-- Start --

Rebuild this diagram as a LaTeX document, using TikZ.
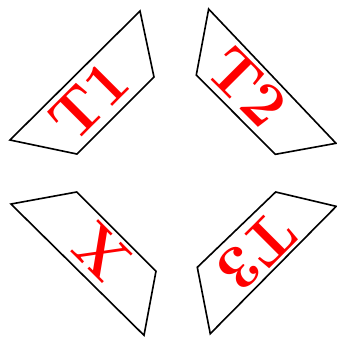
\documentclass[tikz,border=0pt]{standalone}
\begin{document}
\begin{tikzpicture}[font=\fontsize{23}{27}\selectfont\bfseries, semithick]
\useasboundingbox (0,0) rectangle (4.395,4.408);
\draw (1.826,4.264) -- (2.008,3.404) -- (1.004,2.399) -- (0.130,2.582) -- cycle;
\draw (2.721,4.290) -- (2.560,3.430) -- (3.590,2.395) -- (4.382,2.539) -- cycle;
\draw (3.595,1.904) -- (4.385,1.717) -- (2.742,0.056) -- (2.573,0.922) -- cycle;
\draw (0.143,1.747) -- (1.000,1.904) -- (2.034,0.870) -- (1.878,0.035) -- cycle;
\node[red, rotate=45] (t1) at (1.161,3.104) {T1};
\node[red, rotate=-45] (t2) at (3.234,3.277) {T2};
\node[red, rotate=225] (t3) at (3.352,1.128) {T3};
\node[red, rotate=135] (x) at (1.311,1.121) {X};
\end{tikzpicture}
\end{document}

-- End --

→ DIRECTIONS: Omit the pictures and reproduce the listing exactly.

→ CORRECT RESULT:
Rebuild this diagram as a LaTeX document, using TikZ.
\documentclass[tikz,border=0pt]{standalone}
\begin{document}
\begin{tikzpicture}[font=\fontsize{23}{27}\selectfont\bfseries, semithick]
\useasboundingbox (0,0) rectangle (4.395,4.408);
\draw (1.826,4.264) -- (2.008,3.404) -- (1.004,2.399) -- (0.130,2.582) -- cycle;
\draw (2.721,4.290) -- (2.560,3.430) -- (3.590,2.395) -- (4.382,2.539) -- cycle;
\draw (3.595,1.904) -- (4.385,1.717) -- (2.742,0.056) -- (2.573,0.922) -- cycle;
\draw (0.143,1.747) -- (1.000,1.904) -- (2.034,0.870) -- (1.878,0.035) -- cycle;
\node[red, rotate=45] (t1) at (1.161,3.104) {T1};
\node[red, rotate=-45] (t2) at (3.234,3.277) {T2};
\node[red, rotate=225] (t3) at (3.352,1.128) {T3};
\node[red, rotate=135] (x) at (1.311,1.121) {X};
\end{tikzpicture}
\end{document}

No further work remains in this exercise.